Y se sirvió té. Anthony tomó un trago de café.

—Bueno —añadió Kemp—, yo creo que la hemos tranquilizado. Se fue a casa bastante satisfecha.

—Espero —comentó Anthony— que después del entierro podrá escaparse conmigo al campo. Creo que le sentarán bien veinticuatro horas de paz y tranquilidad, lejos de la eterna charla de tía Lucilla.

—La incansable lengua de tía Lucilla tiene sus ventajas —dijo Race.

—Para usted. Y que le aprovechen —dijo Kemp—. Suerte que no se me ocurrió tomar taquigráficamente lo que decía cuando le tomé la declaración. De haberlo hecho, el desgraciado taquígrafo se encontraría a estas horas en el hospital con una mano paralizada.

—Quizá tenga usted razón, inspector —opinó Anthony—, al asegurar que el asunto jamás llegará a juicio. Pero ése es un final muy poco satisfactorio... Y aún hay una cosa que no sabemos... ¿quién escribió a George Barton los anónimos diciéndole que a su mujer la habían asesinado?. No tenemos la menor idea de quien puede ser.

—¿Sigue con sus sospechas, Browne? —preguntó Race.

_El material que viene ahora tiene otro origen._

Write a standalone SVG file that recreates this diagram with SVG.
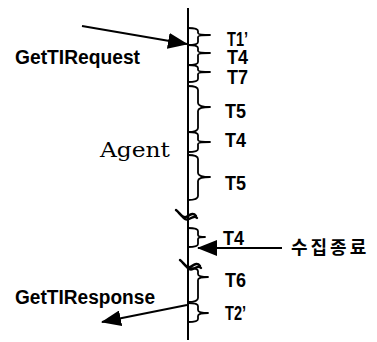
<svg xmlns="http://www.w3.org/2000/svg" width="377" height="342" viewBox="0 0 377 342">
<defs>
<style>
.ln{stroke:#000;stroke-width:2;fill:none}
.br{stroke:#000;stroke-width:1.8;fill:none;stroke-linejoin:round}
.brk{stroke:#000;stroke-width:2.4;fill:none;stroke-linecap:round}
.t{font-family:"Liberation Sans",Arial,sans-serif;font-weight:bold;font-size:20px;fill:#000}
.lbl{font-family:"Liberation Sans",Arial,sans-serif;font-weight:bold;fill:#000}
.ag{font-family:"DejaVu Serif","Liberation Serif",serif;font-size:20px;fill:#000}
.kr{font-family:"Noto Sans CJK KR",sans-serif;font-weight:bold;font-size:18px;letter-spacing:3px;fill:#000}
</style>
<marker id="ah" viewBox="0 0 20 16" refX="19" refY="8" markerWidth="20" markerHeight="16" markerUnits="userSpaceOnUse" orient="auto">
<path d="M0,0 L20,8 L0,16 Z" fill="#000"/>
</marker>
</defs>
<rect width="377" height="342" fill="#fff"/>

<g id="agent">
<line class="ln" x1="188" y1="8" x2="188" y2="340"/>
<text class="ag" x="100" y="157" textLength="70" lengthAdjust="spacingAndGlyphs">Agent</text>
<path class="brk" d="M176,210 C180,213 182,218 186,217 C190,215 193,212 196,216"/>
<path class="brk" d="M179,213 C183,217 185,221 189,219 C193,217 195,216 197,218"/>
<path class="brk" d="M180,260 C184,263 186,268 190,267 C194,265 197,262 200,266"/>
<path class="brk" d="M183,263 C187,267 189,271 193,269 C197,267 199,266 201,268"/>
</g>

<g id="t1">
<path class="br" d="M188,28 Q198,28 198,31 L198,33 Q198,35 210,35 Q198,35 198,37 L198,42 Q198,45 188,45"/>
<text class="t" x="227" y="46" textLength="21" lengthAdjust="spacingAndGlyphs">T1’</text>
</g>
<g id="t4a">
<path class="br" d="M188,45 Q198,45 198,48 L198,51 Q198,53 210,53 Q198,53 198,55 L198,62 Q198,65 188,65"/>
<text class="t" x="227" y="64" textLength="21" lengthAdjust="spacingAndGlyphs">T4</text>
</g>
<g id="t7">
<path class="br" d="M188,65 Q198,65 198,68 L198,70 Q198,72 210,72 Q198,72 198,74 L198,79 Q198,82 188,82"/>
<text class="t" x="227" y="84" textLength="21" lengthAdjust="spacingAndGlyphs">T7</text>
</g>
<g id="t5a">
<path class="br" d="M188,86 Q198,86 198,90 L198,103 Q198,107 210,107 Q198,107 198,111 L198,128 Q198,132 188,132"/>
<text class="t" x="225" y="118" textLength="21" lengthAdjust="spacingAndGlyphs">T5</text>
</g>
<g id="t4b">
<path class="br" d="M188,132 Q198,132 198,135 L198,140 Q198,142 210,142 Q198,142 198,144 L198,149 Q198,152 188,152"/>
<text class="t" x="225" y="147" textLength="21" lengthAdjust="spacingAndGlyphs">T4</text>
</g>
<g id="t5b">
<path class="br" d="M188,155 Q198,155 198,159 L198,173 Q198,177 210,177 Q198,177 198,181 L198,196 Q198,200 188,200"/>
<text class="t" x="225" y="190" textLength="21" lengthAdjust="spacingAndGlyphs">T5</text>
</g>
<g id="t4c">
<path class="br" d="M188,228 Q198,228 198,231 L198,235 Q198,237 205,237 Q198,237 198,239 L198,244 Q198,247 188,247"/>
<text class="t" x="223" y="245" textLength="21" lengthAdjust="spacingAndGlyphs">T4</text>
</g>
<g id="t6">
<path class="br" d="M188,268 Q198,268 198,271 L198,274 Q198,277 208,277 Q198,277 198,280 L198,298 Q198,302 188,302"/>
<text class="t" x="225" y="287" textLength="21" lengthAdjust="spacingAndGlyphs">T6</text>
</g>
<g id="t2">
<path class="br" d="M188,303 Q198,303 198,306 L198,310 Q198,313 208,313 Q198,313 198,316 L198,319 Q198,322 188,322"/>
<text class="t" x="225" y="320" textLength="21" lengthAdjust="spacingAndGlyphs">T2’</text>
</g>

<g id="connectors">
<line class="ln" x1="82" y1="26" x2="187" y2="44" marker-end="url(#ah)"/>
<line class="ln" x1="282" y1="248" x2="198" y2="248" marker-end="url(#ah)"/>
<line class="ln" x1="187" y1="305" x2="102" y2="322" marker-end="url(#ah)"/>
</g>

<g id="labels">
<text class="lbl" x="15" y="64" font-size="21" textLength="125" lengthAdjust="spacingAndGlyphs">GetTIRequest</text>
<text class="lbl" x="15" y="304" font-size="20" textLength="140" lengthAdjust="spacingAndGlyphs">GetTIResponse</text>
<text class="kr" x="291" y="254">수집종료</text>
</g>
</svg>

—¿Ruth Lessing?. Sí, sigue siendo mi candidata. Me dijo usted que le había confesado que estaba enamorada de George. Rosemary, según todos los indicios, la trataba con desprecio. Imagínese que vio de pronto una buena oportunidad para deshacerse de Rosemary y que estaba convencida de que, una vez con la mujer fuera de circulación, ella podría casarse con George...

—Todo eso se lo concedo —respondió Race—. Reconozco que Ruth Lessing tiene la serenidad y la eficiencia necesarias para pensar en un asesinato y llevarlo a cabo, y que quizá carece de esa piedad que es esencialmente producto de la imaginación. Sí, hasta le concedo que haya cometido el primer asesinato. Pero, por mucho que me esfuerce, no me la imagino cometiendo el segundo. ¡No concibo que le entrara pánico y que envenenara al hombre a quien amaba y con quien esperaba casarse!. Otro de los detalles que la excluyen: ¿por qué se calló cuando vio a Iris tirar el paquete debajo de la mesa?.

—Quizá no lo vio —sugirió Anthony algo dubitativo.

—Casi tengo la seguridad de que lo vio —señaló Race—. Cuando la interrogué, me dio la impresión de que ocultaba algo. Y la propia Iris Marle cree que Ruth Lessing la vio.

—Vamos, coronel —dijo Kemp—, sepamos ahora por quién vota usted. De alguien sospecha, ¿verdad?.

Race asintió.

—Hable. Lo que es justo, es justo. Ha escuchado ya nuestra opinión... y hecho objeciones.

La mirada de Race se apartó pensativa del rostro de Kemp para clavarse en el de Anthony.

Él enarcó las cejas.

—No me diga usted que sigue creyéndome el «traidor» .

Race meneó la cabeza lentamente.

—No se me ocurre motivo alguno para que quisiera usted matar a George Barton. Creo saber quién lo mató, y también a Rosemary.

—¿Quién?.

—Es curioso que todos hayamos escogido como candidato una mujer —musitó Race—. Yo también sospecho de una. —Hizo una pausa y luego agregó—: Yo creo que la culpable es Iris Marle.

Anthony retiró la silla violentamente. Durante un instante se le congestionó el rostro. Luego, con esfuerzo, volvió a dominarse. Su voz al hablar, tenía un leve temblor, pero era tan despreocupada y burlona como siempre.